It’s pretty easy to settle into the slow rhythm of a place like this. You develop a nice routine – get up early, breakfast on the seawall, a walk down to the point, a drive around town looking for birds. Reading the afternoon, a glass of wine for the sunset and then dinner somewhere out in town. We made our obligatory trip into Guaymas for those essentials we didn’t have and made some cursory passes over the birding hot spots, actually meeting one of the women who helped (via a group organized by a snowbird) on last year’s count. That chance encounter was out at a couple of sewage ponds at the end of a nasty track, well off the main road and into the desert. In other words, one of those special places you visit when you want to know which of your favorite feathered friends are kicking it around town.
Dinner-wise it’s been a banquet, one night of sopa de tortilla, another at our favorite Italian place, a nice fish dinner and a boat of a margarita at the purported narco-restaurant. The best night though was at our favorite little almost outdoors taco shack.
We’d gone out to try a new place down by the water. These last couple of years we’ve been trying places that are not restaurants in the traditional sense of having windows, chairs and walls. We’ve kind of fallen in love with little semi-outdoor places with plastic tables and chairs and big sides open to the elements. They’re not so great in October when you have to wipe the sweat off your face while you eat, but this time of year they’re pretty nice with a soft evening sea breeze and temperatures more conducive to enjoying your meal. There was a new one at the far end of town that fit that simple bill and so we went off to try it, only to find it was closed. Lunch only, apparently. So I turned the boat around and went back towards JJ’s, the place that was the current de classe restaurant champion.
As I pulled up, I knew instantly that serendipity was at work – it was music night – the strains of Mariachi were wafting out the front and the full parking lot confirmed my guess. We were in for a treat.

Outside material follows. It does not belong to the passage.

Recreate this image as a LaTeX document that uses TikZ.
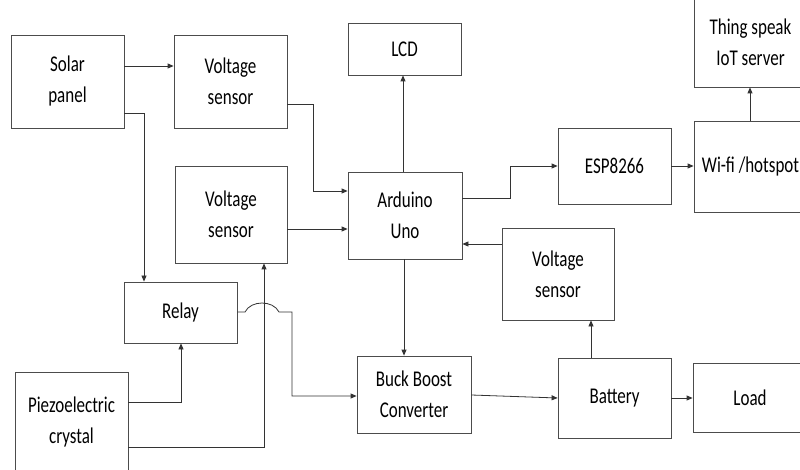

JJ is a diminutive fellow with a big smile, a classic end of the road restaurant owner who greets you like you were just in yesterday. His place is something, a giant, beautifully constructed palapa, built by some guys imported from elsewhere in the state. A small kitchen area with deep fryer and grill are off to the side next to an even smaller bar. Some plastic rope chains – added since our last visit – announce that minors may not approach the bar, perhaps an artifact from some recent legal problems. The band sets up at one end of the place and the rest is wide open, filled with while tables and chairs. There is also a small gift shop that sells curios and t-shirts, many of which are hanging on posts around the dance floor, and all of which have slogans that would prevent them from being worn in polite company. The menu is simple, five or six kinds of tacos or burros and nothing more. They come straight off the grill or out of the fryer and you load them up at a small condiment bar. Every table has at least three kinds of hot sauce.
After visiting with him for a couple of minutes we made our order, six fried fish tacos and a couple of beers. That done it was off to the dance floor for a couple of rounds of the 1-Step and a bit of people watching.

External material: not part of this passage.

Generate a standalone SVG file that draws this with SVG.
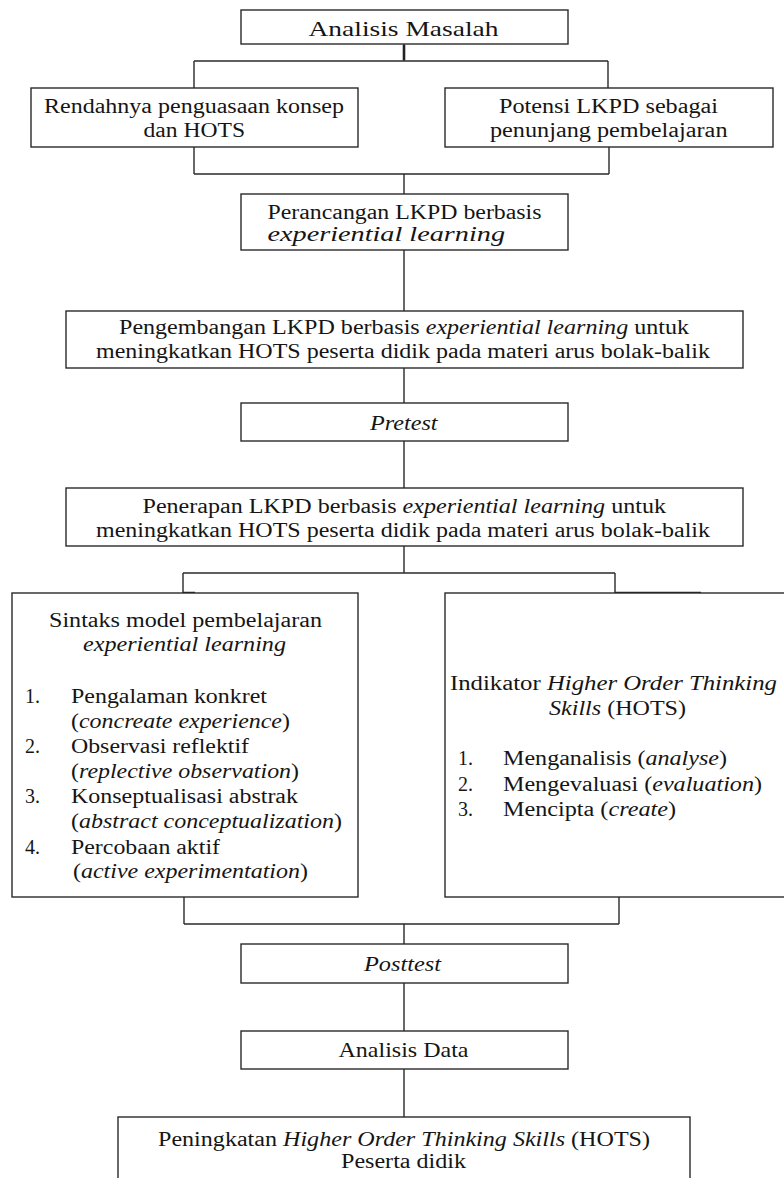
<svg xmlns="http://www.w3.org/2000/svg" width="784" height="1178" viewBox="0 0 784 1178">
<style>
.box{fill:#fff;stroke:#2a2a2a;stroke-width:1.4}
.ln{fill:none;stroke:#2a2a2a;stroke-width:1.4}
.thk{fill:none;stroke:#222;stroke-width:2.6}
.it{font-style:italic}
</style>
<rect width="784" height="1178" fill="#fff"/>
<g id="connectors">
<path class="ln" d="M404 44V61M194 61H608M194 61V88M608 61V88"/>
<path class="thk" d="M404 45V60"/>
<path class="ln" d="M194 147V174M609 147V174M194 174H609M404 174V194"/>
<path class="ln" d="M404 250V311M404 368V403M404 441V488M404 546V573"/>
<path class="ln" d="M183 573H615M183 573V593M615 573V593"/>
<path class="thk" d="M183 593H195M615 593H701"/>
<path class="ln" d="M184 897V924M619 897V924M184 924H619M404 924V944"/>
<path class="ln" d="M404 983V1031M404 1069V1117"/>
</g>
<g font-family="'Liberation Serif', 'Times New Roman', Times, serif" font-size="20" fill="#151515">
<g id="analisis-masalah">
<rect class="box" x="241" y="10" width="327" height="34"/>
<text x="308.5" y="36" font-size="21" textLength="190" lengthAdjust="spacingAndGlyphs">Analisis Masalah</text>
</g>
<g id="rendahnya">
<rect class="box" x="31" y="88" width="327" height="59"/>
<text x="44" y="113" textLength="300" lengthAdjust="spacingAndGlyphs">Rendahnya penguasaan konsep</text>
<text x="143.5" y="137" textLength="101.5" lengthAdjust="spacingAndGlyphs">dan HOTS</text>
</g>
<g id="potensi">
<rect class="box" x="445" y="88" width="328" height="59"/>
<text x="499" y="113" textLength="219" lengthAdjust="spacingAndGlyphs">Potensi LKPD sebagai</text>
<text x="490" y="137" textLength="237.5" lengthAdjust="spacingAndGlyphs">penunjang pembelajaran</text>
</g>
<g id="perancangan">
<rect class="box" x="241" y="194" width="327" height="56"/>
<text x="267.5" y="219" textLength="274" lengthAdjust="spacingAndGlyphs">Perancangan LKPD berbasis</text>
<text class="it" x="267.5" y="241" textLength="237.5" lengthAdjust="spacingAndGlyphs">experiential learning</text>
</g>
<g id="pengembangan">
<rect class="box" x="66" y="311" width="677" height="57"/>
<text x="119" y="334" textLength="570" lengthAdjust="spacingAndGlyphs">Pengembangan LKPD berbasis <tspan class="it">experiential learning</tspan> untuk</text>
<text x="96" y="358" textLength="614" lengthAdjust="spacingAndGlyphs">meningkatkan HOTS peserta didik pada materi arus bolak-balik</text>
</g>
<g id="pretest">
<rect class="box" x="241" y="403" width="327" height="38"/>
<text class="it" x="370" y="430" font-size="21" textLength="67.5" lengthAdjust="spacingAndGlyphs">Pretest</text>
</g>
<g id="penerapan">
<rect class="box" x="66" y="488" width="677" height="58"/>
<text x="142.5" y="513" textLength="523.5" lengthAdjust="spacingAndGlyphs">Penerapan LKPD berbasis <tspan class="it">experiential learning</tspan> untuk</text>
<text x="96" y="537" textLength="614" lengthAdjust="spacingAndGlyphs">meningkatkan HOTS peserta didik pada materi arus bolak-balik</text>
</g>
<g id="sintaks">
<rect class="box" x="12" y="593" width="346" height="304"/>
<text x="49" y="627" textLength="273" lengthAdjust="spacingAndGlyphs">Sintaks model pembelajaran</text>
<text class="it" x="83" y="651" textLength="203" lengthAdjust="spacingAndGlyphs">experiential learning</text>
<text x="25" y="703" textLength="15" lengthAdjust="spacingAndGlyphs">1.</text>
<text x="71" y="703" textLength="196" lengthAdjust="spacingAndGlyphs">Pengalaman konkret</text>
<text x="71" y="728" textLength="219" lengthAdjust="spacingAndGlyphs">(<tspan class="it">concreate experience</tspan>)</text>
<text x="25" y="753" textLength="15" lengthAdjust="spacingAndGlyphs">2.</text>
<text x="71" y="753" textLength="178" lengthAdjust="spacingAndGlyphs">Observasi reflektif</text>
<text x="71" y="778" textLength="228" lengthAdjust="spacingAndGlyphs">(<tspan class="it">replective observation</tspan>)</text>
<text x="25" y="803" textLength="15" lengthAdjust="spacingAndGlyphs">3.</text>
<text x="71" y="803" textLength="227" lengthAdjust="spacingAndGlyphs">Konseptualisasi abstrak</text>
<text x="71" y="828" textLength="271" lengthAdjust="spacingAndGlyphs">(<tspan class="it">abstract conceptualization</tspan>)</text>
<text x="25" y="854" textLength="15" lengthAdjust="spacingAndGlyphs">4.</text>
<text x="71" y="854" textLength="149" lengthAdjust="spacingAndGlyphs">Percobaan aktif</text>
<text x="73" y="878" textLength="235" lengthAdjust="spacingAndGlyphs">(<tspan class="it">active experimentation</tspan>)</text>
</g>
<g id="indikator">
<rect class="box" x="445" y="593" width="350" height="304"/>
<text x="450" y="690" textLength="327" lengthAdjust="spacingAndGlyphs">Indikator <tspan class="it">Higher Order Thinking</tspan></text>
<text x="549" y="715" textLength="137" lengthAdjust="spacingAndGlyphs"><tspan class="it">Skills</tspan> (HOTS)</text>
<text x="458" y="765" textLength="15" lengthAdjust="spacingAndGlyphs">1.</text>
<text x="503" y="765" textLength="224" lengthAdjust="spacingAndGlyphs">Menganalisis (<tspan class="it">analyse</tspan>)</text>
<text x="458" y="791" textLength="15" lengthAdjust="spacingAndGlyphs">2.</text>
<text x="503" y="791" textLength="259" lengthAdjust="spacingAndGlyphs">Mengevaluasi (<tspan class="it">evaluation</tspan>)</text>
<text x="458" y="816" textLength="15" lengthAdjust="spacingAndGlyphs">3.</text>
<text x="503" y="816" textLength="173" lengthAdjust="spacingAndGlyphs">Mencipta (<tspan class="it">create</tspan>)</text>
</g>
<g id="posttest">
<rect class="box" x="241" y="944" width="327" height="39"/>
<text class="it" x="364" y="971" font-size="21" textLength="77" lengthAdjust="spacingAndGlyphs">Posttest</text>
</g>
<g id="analisis-data">
<rect class="box" x="241" y="1031" width="327" height="38"/>
<text x="338.5" y="1057" font-size="21" textLength="130" lengthAdjust="spacingAndGlyphs">Analisis Data</text>
</g>
<g id="peningkatan">
<rect class="box" x="118" y="1117" width="572" height="80"/>
<text x="158" y="1146" textLength="492" lengthAdjust="spacingAndGlyphs">Peningkatan <tspan class="it">Higher Order Thinking Skills</tspan> (HOTS)</text>
<text x="341" y="1168" textLength="125" lengthAdjust="spacingAndGlyphs">Peserta didik</text>
</g>
</g>
</svg>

Music night brings out a lot of people from where we generically call “the country club.” Genuinely old folks, most of whom sit and watch but among whom there are always a couple of wound up grannies who dance and dance and dance, dragging their typically overweight husband out on the floor. The gents try to look comfortable, an impossible task, but it’s clear they’re enjoying being game enough for their wives to enjoy themselves. Our food showed up and it was wonderful as always, fresh, hot and tasty. The three things that every meal should be. Once done, JJ dropped by again and insisted on more beers, informing me that “the car can find its way home.” We complied and danced a few more times before heading back home.